Furthermore, Phillips argues Sanders’ “specific electoral strengths align with changes in the composition of the country’s population in ways that could actually make him a formidable foe for the president.”

In a February Reuters/Ipsos poll Sanders led Trump by 18 percentage points among independent voters in a hypothetical general election match-up – the highest score among all the Democratic candidates.

Famously, the 2016 Democratic presidential candidate Hillary Clinton claimed “nobody likes” Sanders. In contrast, Peter Beinart, Professor of journalism at the City University of New York notes “polls of Democratic voters show nothing of the sort”. While the Democratic Party elite are deeply sceptical of Sanders, “among ordinary Democrats, Sanders is strikingly popular, even with voters who favor his rivals… on paper, he appears well positioned to unify the party should he win its presidential nomination”, Beinart explains in The Atlantic magazine.

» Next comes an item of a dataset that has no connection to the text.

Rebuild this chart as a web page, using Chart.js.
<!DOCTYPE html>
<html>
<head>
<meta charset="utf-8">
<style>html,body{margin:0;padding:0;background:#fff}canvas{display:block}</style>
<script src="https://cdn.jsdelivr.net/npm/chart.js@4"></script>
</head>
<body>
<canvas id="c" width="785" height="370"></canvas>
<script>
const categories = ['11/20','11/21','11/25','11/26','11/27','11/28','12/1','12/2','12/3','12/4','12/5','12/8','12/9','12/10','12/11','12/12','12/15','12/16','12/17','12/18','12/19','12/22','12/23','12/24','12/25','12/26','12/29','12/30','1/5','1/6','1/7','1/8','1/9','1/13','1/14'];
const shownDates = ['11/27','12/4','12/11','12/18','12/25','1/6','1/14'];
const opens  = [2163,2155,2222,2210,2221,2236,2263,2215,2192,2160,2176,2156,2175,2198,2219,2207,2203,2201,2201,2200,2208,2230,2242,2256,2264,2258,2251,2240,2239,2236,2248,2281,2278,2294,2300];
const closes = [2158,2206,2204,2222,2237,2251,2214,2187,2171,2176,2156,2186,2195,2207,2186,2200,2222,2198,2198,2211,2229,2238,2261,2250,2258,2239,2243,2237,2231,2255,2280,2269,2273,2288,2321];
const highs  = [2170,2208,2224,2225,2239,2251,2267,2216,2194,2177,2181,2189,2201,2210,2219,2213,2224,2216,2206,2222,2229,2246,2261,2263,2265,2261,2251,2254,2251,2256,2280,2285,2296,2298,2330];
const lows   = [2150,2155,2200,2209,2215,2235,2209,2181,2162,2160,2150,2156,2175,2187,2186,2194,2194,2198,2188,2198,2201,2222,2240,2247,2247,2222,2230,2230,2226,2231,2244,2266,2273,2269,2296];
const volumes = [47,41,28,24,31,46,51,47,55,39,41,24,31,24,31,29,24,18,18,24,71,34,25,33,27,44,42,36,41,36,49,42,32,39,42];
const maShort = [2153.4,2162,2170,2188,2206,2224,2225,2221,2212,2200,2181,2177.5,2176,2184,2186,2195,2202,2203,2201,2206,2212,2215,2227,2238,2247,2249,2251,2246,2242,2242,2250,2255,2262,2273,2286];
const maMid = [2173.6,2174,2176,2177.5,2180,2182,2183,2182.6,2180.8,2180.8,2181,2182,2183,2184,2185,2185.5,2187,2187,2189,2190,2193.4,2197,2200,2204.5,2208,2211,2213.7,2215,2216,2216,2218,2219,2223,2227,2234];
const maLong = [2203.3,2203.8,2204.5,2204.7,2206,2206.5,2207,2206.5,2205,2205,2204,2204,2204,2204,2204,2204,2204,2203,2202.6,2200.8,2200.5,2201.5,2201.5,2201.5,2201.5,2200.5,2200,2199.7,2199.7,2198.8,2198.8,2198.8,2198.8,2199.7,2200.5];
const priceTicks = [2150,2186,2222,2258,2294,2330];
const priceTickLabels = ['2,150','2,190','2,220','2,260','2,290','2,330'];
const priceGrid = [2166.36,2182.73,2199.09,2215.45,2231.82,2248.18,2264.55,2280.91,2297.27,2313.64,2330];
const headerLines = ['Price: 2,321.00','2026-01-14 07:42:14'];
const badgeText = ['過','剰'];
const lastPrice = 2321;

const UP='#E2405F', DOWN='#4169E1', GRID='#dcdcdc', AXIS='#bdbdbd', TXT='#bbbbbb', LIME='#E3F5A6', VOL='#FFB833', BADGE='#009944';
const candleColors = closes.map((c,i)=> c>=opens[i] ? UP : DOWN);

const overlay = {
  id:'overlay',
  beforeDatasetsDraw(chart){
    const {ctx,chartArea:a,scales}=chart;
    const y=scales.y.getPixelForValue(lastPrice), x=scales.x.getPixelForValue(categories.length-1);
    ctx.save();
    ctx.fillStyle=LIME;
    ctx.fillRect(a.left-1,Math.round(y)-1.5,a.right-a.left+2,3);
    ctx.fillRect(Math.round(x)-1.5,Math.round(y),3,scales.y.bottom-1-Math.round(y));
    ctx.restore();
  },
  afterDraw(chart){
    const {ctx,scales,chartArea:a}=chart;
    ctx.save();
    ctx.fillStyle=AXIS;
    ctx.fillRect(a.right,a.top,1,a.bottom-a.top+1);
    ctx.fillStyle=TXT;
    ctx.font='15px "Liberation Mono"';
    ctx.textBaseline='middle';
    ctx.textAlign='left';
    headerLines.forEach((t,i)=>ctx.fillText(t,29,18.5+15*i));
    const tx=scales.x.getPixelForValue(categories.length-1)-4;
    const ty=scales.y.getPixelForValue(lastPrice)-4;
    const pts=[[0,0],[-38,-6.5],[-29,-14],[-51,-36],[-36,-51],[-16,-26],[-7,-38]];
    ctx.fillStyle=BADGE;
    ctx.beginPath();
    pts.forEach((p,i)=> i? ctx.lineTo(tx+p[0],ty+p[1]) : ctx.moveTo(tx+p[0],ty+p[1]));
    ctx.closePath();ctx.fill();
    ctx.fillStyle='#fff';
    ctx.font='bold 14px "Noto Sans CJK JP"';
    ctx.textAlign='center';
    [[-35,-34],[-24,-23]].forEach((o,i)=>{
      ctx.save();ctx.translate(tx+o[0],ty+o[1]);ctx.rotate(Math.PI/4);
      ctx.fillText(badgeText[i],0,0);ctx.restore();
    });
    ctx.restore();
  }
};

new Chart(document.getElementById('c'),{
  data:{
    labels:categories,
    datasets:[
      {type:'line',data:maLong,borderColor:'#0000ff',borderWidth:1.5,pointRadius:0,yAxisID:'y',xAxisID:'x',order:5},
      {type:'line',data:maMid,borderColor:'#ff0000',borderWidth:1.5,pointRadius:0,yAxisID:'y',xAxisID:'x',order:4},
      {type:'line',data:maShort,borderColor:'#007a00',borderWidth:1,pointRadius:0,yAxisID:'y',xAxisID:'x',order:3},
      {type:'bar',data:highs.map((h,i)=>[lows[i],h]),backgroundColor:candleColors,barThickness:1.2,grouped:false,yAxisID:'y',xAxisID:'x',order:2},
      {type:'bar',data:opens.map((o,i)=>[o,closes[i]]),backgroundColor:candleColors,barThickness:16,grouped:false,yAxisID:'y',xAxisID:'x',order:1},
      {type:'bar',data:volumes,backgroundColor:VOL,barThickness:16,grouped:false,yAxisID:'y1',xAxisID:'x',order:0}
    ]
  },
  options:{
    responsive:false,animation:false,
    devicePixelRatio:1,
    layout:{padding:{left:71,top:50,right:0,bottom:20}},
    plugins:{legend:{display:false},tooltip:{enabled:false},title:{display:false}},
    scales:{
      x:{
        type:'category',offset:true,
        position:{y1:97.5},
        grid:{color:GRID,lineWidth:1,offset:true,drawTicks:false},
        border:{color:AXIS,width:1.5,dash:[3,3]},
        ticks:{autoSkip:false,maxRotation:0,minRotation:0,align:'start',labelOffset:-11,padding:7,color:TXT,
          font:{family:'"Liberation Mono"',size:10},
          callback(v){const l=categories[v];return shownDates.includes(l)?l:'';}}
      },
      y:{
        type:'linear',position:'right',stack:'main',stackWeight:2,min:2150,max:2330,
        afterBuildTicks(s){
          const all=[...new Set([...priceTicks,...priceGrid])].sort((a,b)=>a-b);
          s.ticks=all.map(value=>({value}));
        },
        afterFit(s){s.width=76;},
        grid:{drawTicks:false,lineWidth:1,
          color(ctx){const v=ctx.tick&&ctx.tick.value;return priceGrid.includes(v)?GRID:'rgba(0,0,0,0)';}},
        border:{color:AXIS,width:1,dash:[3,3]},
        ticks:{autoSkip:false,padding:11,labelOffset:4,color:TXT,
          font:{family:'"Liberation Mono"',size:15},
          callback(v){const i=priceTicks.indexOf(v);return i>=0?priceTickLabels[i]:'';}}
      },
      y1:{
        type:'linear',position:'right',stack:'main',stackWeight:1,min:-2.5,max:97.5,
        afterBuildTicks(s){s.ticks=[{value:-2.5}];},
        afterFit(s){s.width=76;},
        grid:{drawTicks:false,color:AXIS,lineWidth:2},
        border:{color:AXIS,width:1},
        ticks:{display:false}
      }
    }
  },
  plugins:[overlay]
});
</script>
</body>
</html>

Sanders’ popularity seems to stretch to being relatively personally popular too. Asked for their thoughts on the personal characteristics of several Democratic presidential contenders and of Trump, in a February USA Today/Ipsos poll Americans consistently gave Sanders the highest marks for his values and empathy. 40 percent of respondents said they admired Sanders’ character, well above the 31 percent for Biden and the 26 percent for Trump, while 39 percent of respondents said Sanders “shares my values” compared to 30 percent saying Biden and 31 percent for Trump.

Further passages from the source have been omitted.